Written instruction:
Take the listing from its first line through the line that contains "AT ALL TIMES</text>" and please retype those lines exactly, leaving out the pictures.
>> begin Provided data
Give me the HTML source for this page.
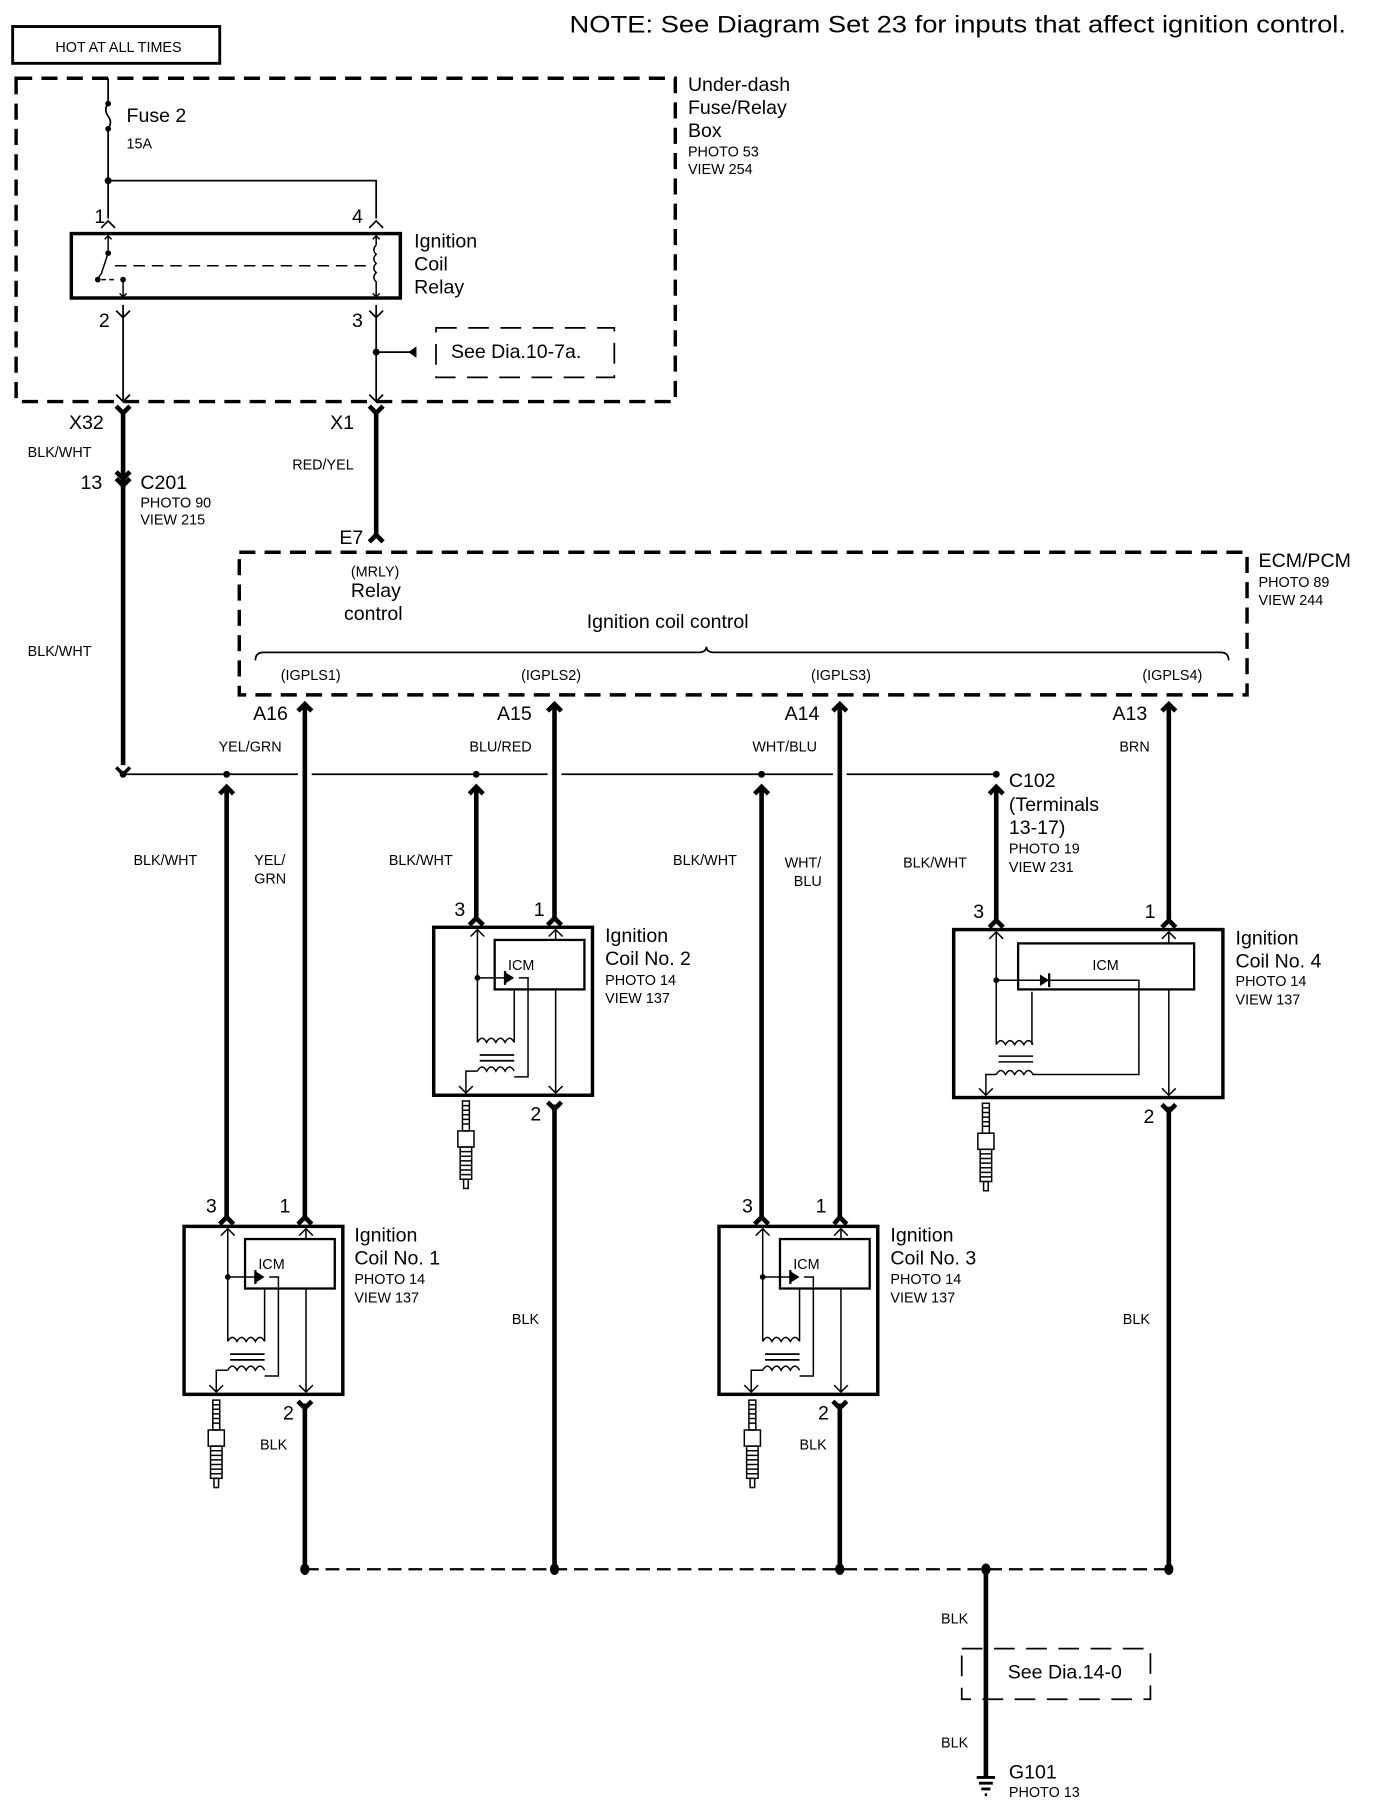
<!DOCTYPE html>
<html><head><meta charset="utf-8"><style>
html,body{margin:0;padding:0;background:#fff}
svg{display:block}
text{font-family:"Liberation Sans",Arial,sans-serif;fill:#000}
.b{font-size:17px}.s{font-size:12.5px}
</style></head><body>
<svg width="1392" height="1812" viewBox="0 0 1210 1575" xmlns="http://www.w3.org/2000/svg">
<defs>
<g id="coil" fill="none" stroke="#000">
  <rect x="0" y="0" width="138" height="146" stroke-width="3"/>
  <rect x="53" y="11" width="78" height="43" stroke-width="2"/>
  <text x="76" y="37" class="s" stroke="none" text-anchor="middle">ICM</text>
  <path d="M38 2V100M106 2V11M106 54V144M28 144V125H38" stroke-width="1.3"/>
  <path d="M32 8l6-6 6 6M100 8l6-6 6 6M100 138l6 6 6-6M22 138l6 6 6-6" stroke-width="1.3"/>
  <path d="M38 44H62M70 54V100M74 44H82V130H70" stroke-width="1.3"/>
  <circle cx="38" cy="44" r="2.5" fill="#000" stroke="none"/>
  <path d="M62 39v10l8-5z" fill="#000" stroke="none"/><path d="M62 38v12" stroke-width="2"/>
  <path d="M38 100q4-7 8 0q4-7 8 0q4-7 8 0q4-7 8 0" stroke-width="1.3"/>
  <path d="M40 111H70M40 116H70" stroke-width="1.5"/>
  <path d="M38 125q4-7 8 0q4-7 8 0q4-7 8 0q4-7 8 0" stroke-width="1.3"/>
</g>
<g id="plug" fill="none" stroke="#000" stroke-width="1.3">
  <rect x="-3" y="2" width="6" height="26"/>
  <path d="M-3 6h6M-3 10h6M-3 14h6M-3 18h6M-3 22h6"/>
  <rect x="-7" y="28" width="14" height="14"/>
  <rect x="-5" y="42" width="10" height="28"/>
  <path d="M-5 46h10M-5 50h10M-5 54h10M-5 58h10M-5 62h10M-5 66h10"/>
  <rect x="-2" y="70" width="4" height="8"/>
</g>
</defs>

<text x="495" y="28" style="font-size:21px" textLength="675" lengthAdjust="spacingAndGlyphs">NOTE: See Diagram Set 23 for inputs that affect ignition control.</text>
<rect x="11" y="23" width="180" height="32" fill="none" stroke="#000" stroke-width="2.5"/>
<text x="103" y="45" class="s" text-anchor="middle">HOT AT ALL TIMES</text>

<!-- fuse box -->
<rect x="14" y="68" width="573" height="281" fill="none" stroke="#000" stroke-width="3" stroke-dasharray="14,8"/>
<text x="598" y="79" class="b">Under-dash</text><text x="598" y="99" class="b">Fuse/Relay</text><text x="598" y="119" class="b">Box</text>
<text x="598" y="136" class="s">PHOTO 53</text><text x="598" y="151" class="s">VIEW 254</text>
<text x="110" y="106" class="b">Fuse 2</text><text x="110" y="129" class="s">15A</text>
<g fill="none" stroke="#000" stroke-width="1.5">
<path d="M94 68V90M94 112V190M94 157H327V190"/>
<path d="M94 90q-4 5 0 11q4 5 0 11"/>
<path d="M88 198l6-6 6 6M321 198l6-6 6 6"/>
<path d="M107 265l0 84M101 270l6 6 6-6M327 265V349M321 270l6 6 6-6"/>
<path d="M101 343l6 6 6-6M321 343l6 6 6-6"/>
<path d="M327 306H362"/>
</g>
<circle cx="94" cy="90" r="2.5"/><circle cx="94" cy="112" r="2.5"/><circle cx="94" cy="157" r="3"/><circle cx="327" cy="306" r="3"/>
<path d="M362 301v10l-7-5z"/>
<text x="82" y="194" class="b">1</text><text x="306" y="194" class="b">4</text>
<text x="86" y="284" class="b">2</text><text x="306" y="284" class="b">3</text>
<rect x="62" y="203" width="286" height="56" fill="none" stroke="#000" stroke-width="3"/>
<g fill="none" stroke="#000" stroke-width="1.3">
<path d="M94 203V220M91 208l3-3 3 3M94 220L88 238M88 238L85 242"/>
<path d="M100 231H320" stroke-dasharray="10,6"/>
<path d="M88 243H102" stroke-dasharray="4,3"/>
<path d="M107 243V259M104 255l3 3 3-3"/>
<path d="M327 203V213M324 208l3-3 3 3M327 213q-4 4 0 8q-4 4 0 8q-4 4 0 8q-4 4 0 8V259M324 255l3 3 3-3"/>
</g>
<circle cx="94" cy="220" r="2.5"/><circle cx="85" cy="243" r="2.5"/><circle cx="107" cy="243" r="2.5"/>
<text x="360" y="215" class="b">Ignition</text><text x="360" y="235" class="b">Coil</text><text x="360" y="255" class="b">Relay</text>
<rect x="379" y="285" width="155" height="43" fill="none" stroke="#000" stroke-width="1.5" stroke-dasharray="18,10"/>
<text x="392" y="311" class="b">See Dia.10-7a.</text>

<!-- X32/X1 -->
<g fill="none" stroke="#000" stroke-width="4">
<path d="M107 358V665"/><path d="M327 358V465"/>
<path d="M101 353l6 6 6-6M321 353l6 6 6-6"/>
<path d="M101 410l6 6 6-6M101 416l6 6 6-6"/>
<path d="M321 471l6-6 6 6"/>
</g>
<text x="60" y="373" class="b">X32</text><text x="287" y="373" class="b">X1</text>
<text x="24" y="397" class="s">BLK/WHT</text><text x="70" y="425" class="b">13</text>
<text x="122" y="425" class="b">C201</text><text x="122" y="441" class="s">PHOTO 90</text><text x="122" y="456" class="s">VIEW 215</text>
<text x="254" y="408" class="s">RED/YEL</text><text x="295" y="473" class="b">E7</text>
<text x="24" y="570" class="s">BLK/WHT</text>

<!-- ECM -->
<rect x="208" y="480" width="876" height="124" fill="none" stroke="#000" stroke-width="3" stroke-dasharray="14,8"/>
<text x="1094" y="493" class="b">ECM/PCM</text><text x="1094" y="510" class="s">PHOTO 89</text><text x="1094" y="526" class="s">VIEW 244</text>
<text x="305" y="501" class="s">(MRLY)</text><text x="305" y="519" class="b">Relay</text><text x="299" y="539" class="b">control</text>
<text x="510" y="546" class="b">Ignition coil control</text>
<path d="M222 574q0-7 7-7H607q7 0 7-5q0 5 7 5H1061q7 0 7 7" fill="none" stroke="#000" stroke-width="1.5"/>
<text x="244" y="591" class="s">(IGPLS1)</text><text x="453" y="591" class="s">(IGPLS2)</text><text x="705" y="591" class="s">(IGPLS3)</text><text x="993" y="591" class="s">(IGPLS4)</text>
<text x="220" y="626" class="b">A16</text><text x="432" y="626" class="b">A15</text><text x="682" y="626" class="b">A14</text><text x="967" y="626" class="b">A13</text>

<!-- horizontal bus -->
<path d="M107 673H259M271 673H476M488 673H724M736 673H866" fill="none" stroke="#000" stroke-width="1.5"/>
<circle cx="107" cy="673" r="3"/><circle cx="197" cy="673" r="3"/><circle cx="414" cy="673" r="3"/><circle cx="662" cy="673" r="3"/><circle cx="866" cy="673" r="3"/>
<path d="M101 667l6 6 6-6" fill="none" stroke="#000" stroke-width="3"/>

<g fill="none" stroke="#000" stroke-width="4">
<path d="M265 612V1060M482 612V800M730 612V1060M1016 612V802"/>
<path d="M259 618l6-6 6 6M476 618l6-6 6 6M724 618l6-6 6 6M1010 618l6-6 6 6"/>
<path d="M197 684V1060M414 684V800M662 684V1060M866 684V802"/>
<path d="M191 690l6-6 6 6M408 690l6-6 6 6M656 690l6-6 6 6M860 690l6-6 6 6"/>
<path d="M191 1064l6-6 6 6M259 1064l6-6 6 6M725 1064l5-6 6 6M656 1064l6-6 6 6"/>
<path d="M408 804l6-6 6 6M476 804l6-6 6 6M860 806l6-6 6 6M1010 806l6-6 6 6"/>
<path d="M259 1218l6 6 6-6M724 1218l6 6 6-6M476 958l6 6 6-6M1010 960l6 6 6-6"/>
<path d="M265 1220V1363M730 1220V1363M482 960V1363M1016 962V1363M857 1363V1545"/>
</g>
<text x="190" y="653" class="s">YEL/GRN</text><text x="408" y="653" class="s">BLU/RED</text><text x="654" y="653" class="s">WHT/BLU</text><text x="973" y="653" class="s">BRN</text>
<text x="877" y="684" class="b">C102</text><text x="877" y="705" class="b">(Terminals</text><text x="877" y="725" class="b">13-17)</text>
<text x="877" y="742" class="s">PHOTO 19</text><text x="877" y="758" class="s">VIEW 231</text>
<text x="116" y="752" class="s">BLK/WHT</text><text x="221" y="752" class="s">YEL/</text><text x="221" y="768" class="s">GRN</text>
<text x="338" y="752" class="s">BLK/WHT</text><text x="585" y="752" class="s">BLK/WHT</text>
<text x="682" y="754" class="s">WHT/</text><text x="690" y="770" class="s">BLU</text><text x="785" y="754" class="s">BLK/WHT</text>

<!-- coil 2 -->
<use href="#coil" x="377" y="806"/>
<use href="#plug" x="405" y="955"/>
<text x="395" y="796" class="b">3</text><text x="464" y="796" class="b">1</text><text x="461" y="974" class="b">2</text>
<text x="526" y="819" class="b">Ignition</text><text x="526" y="839" class="b">Coil No. 2</text><text x="526" y="856" class="s">PHOTO 14</text><text x="526" y="872" class="s">VIEW 137</text>

<!-- coil 4 -->
<rect x="829" y="808" width="234" height="146" fill="none" stroke="#000" stroke-width="3"/>
<rect x="885" y="820" width="153" height="40" fill="none" stroke="#000" stroke-width="2"/>
<text x="961" y="843" class="s" text-anchor="middle">ICM</text>
<g fill="none" stroke="#000" stroke-width="1.3">
<path d="M866 810V908M1016 810V820M1016 860V952M857 952V934H866"/>
<path d="M860 816l6-6 6 6M1010 816l6-6 6 6M1010 946l6 6 6-6M851 946l6 6 6-6"/>
<path d="M866 852H900M900 852H990V934H897M897 862V908"/>
<path d="M866 908q4-7 8 0q4-7 8 0q4-7 8 0q4-7 8 0"/>
<path d="M868 918H898M868 923H898"/>
<path d="M866 934q4-7 8 0q4-7 8 0q4-7 8 0q4-7 8 0"/>
</g>
<circle cx="866" cy="852" r="2.5"/><path d="M904 847v10l8-5z"/><path d="M912 846v12" stroke="#000" stroke-width="2"/>
<use href="#plug" x="857" y="957"/>
<text x="846" y="798" class="b">3</text><text x="995" y="798" class="b">1</text><text x="994" y="976" class="b">2</text>
<text x="1074" y="821" class="b">Ignition</text><text x="1074" y="841" class="b">Coil No. 4</text><text x="1074" y="857" class="s">PHOTO 14</text><text x="1074" y="873" class="s">VIEW 137</text>

<!-- coil 1 -->
<use href="#coil" x="160" y="1066"/>
<use href="#plug" x="188" y="1215"/>
<text x="179" y="1054" class="b">3</text><text x="243" y="1054" class="b">1</text><text x="246" y="1234" class="b">2</text>
<text x="308" y="1079" class="b">Ignition</text><text x="308" y="1099" class="b">Coil No. 1</text><text x="308" y="1116" class="s">PHOTO 14</text><text x="308" y="1132" class="s">VIEW 137</text>
<text x="226" y="1260" class="s">BLK</text>

<!-- coil 3 -->
<use href="#coil" x="625" y="1066"/>
<use href="#plug" x="654" y="1215"/>
<text x="645" y="1054" class="b">3</text><text x="709" y="1054" class="b">1</text><text x="711" y="1234" class="b">2</text>
<text x="774" y="1079" class="b">Ignition</text><text x="774" y="1099" class="b">Coil No. 3</text><text x="774" y="1116" class="s">PHOTO 14</text><text x="774" y="1132" class="s">VIEW 137</text>
<text x="695" y="1260" class="s">BLK</text>

<text x="445" y="1151" class="s">BLK</text><text x="976" y="1151" class="s">BLK</text>

<!-- ground bus -->
<path d="M265 1364H1016" fill="none" stroke="#000" stroke-width="2" stroke-dasharray="12,6"/>
<g><ellipse cx="265" cy="1364" rx="4" ry="5"/><ellipse cx="482" cy="1364" rx="4" ry="5"/><ellipse cx="730" cy="1364" rx="4" ry="5"/><ellipse cx="857" cy="1364" rx="4" ry="5"/><ellipse cx="1016" cy="1364" rx="4" ry="5"/></g>
<text x="818" y="1411" class="s">BLK</text>
<rect x="836" y="1433" width="164" height="44" fill="none" stroke="#000" stroke-width="1.5" stroke-dasharray="18,10"/>
<text x="876" y="1459" class="b">See Dia.14-0</text>
<text x="818" y="1519" class="s">BLK</text>
<path d="M849 1545h16M851 1550h12M853 1555h8M856 1560h2" stroke="#000" stroke-width="2.5"/>
<text x="877" y="1546" class="b">G101</text><text x="877" y="1562" class="s">PHOTO 13</text>
</svg>
</body></html>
>> end Provided data
Task response:
Give me the HTML source for this page.
<!DOCTYPE html>
<html><head><meta charset="utf-8"><style>
html,body{margin:0;padding:0;background:#fff}
svg{display:block}
text{font-family:"Liberation Sans",Arial,sans-serif;fill:#000}
.b{font-size:17px}.s{font-size:12.5px}
</style></head><body>
<svg width="1392" height="1812" viewBox="0 0 1210 1575" xmlns="http://www.w3.org/2000/svg">
<defs>
<g id="coil" fill="none" stroke="#000">
  <rect x="0" y="0" width="138" height="146" stroke-width="3"/>
  <rect x="53" y="11" width="78" height="43" stroke-width="2"/>
  <text x="76" y="37" class="s" stroke="none" text-anchor="middle">ICM</text>
  <path d="M38 2V100M106 2V11M106 54V144M28 144V125H38" stroke-width="1.3"/>
  <path d="M32 8l6-6 6 6M100 8l6-6 6 6M100 138l6 6 6-6M22 138l6 6 6-6" stroke-width="1.3"/>
  <path d="M38 44H62M70 54V100M74 44H82V130H70" stroke-width="1.3"/>
  <circle cx="38" cy="44" r="2.5" fill="#000" stroke="none"/>
  <path d="M62 39v10l8-5z" fill="#000" stroke="none"/><path d="M62 38v12" stroke-width="2"/>
  <path d="M38 100q4-7 8 0q4-7 8 0q4-7 8 0q4-7 8 0" stroke-width="1.3"/>
  <path d="M40 111H70M40 116H70" stroke-width="1.5"/>
  <path d="M38 125q4-7 8 0q4-7 8 0q4-7 8 0q4-7 8 0" stroke-width="1.3"/>
</g>
<g id="plug" fill="none" stroke="#000" stroke-width="1.3">
  <rect x="-3" y="2" width="6" height="26"/>
  <path d="M-3 6h6M-3 10h6M-3 14h6M-3 18h6M-3 22h6"/>
  <rect x="-7" y="28" width="14" height="14"/>
  <rect x="-5" y="42" width="10" height="28"/>
  <path d="M-5 46h10M-5 50h10M-5 54h10M-5 58h10M-5 62h10M-5 66h10"/>
  <rect x="-2" y="70" width="4" height="8"/>
</g>
</defs>

<text x="495" y="28" style="font-size:21px" textLength="675" lengthAdjust="spacingAndGlyphs">NOTE: See Diagram Set 23 for inputs that affect ignition control.</text>
<rect x="11" y="23" width="180" height="32" fill="none" stroke="#000" stroke-width="2.5"/>
<text x="103" y="45" class="s" text-anchor="middle">HOT AT ALL TIMES</text>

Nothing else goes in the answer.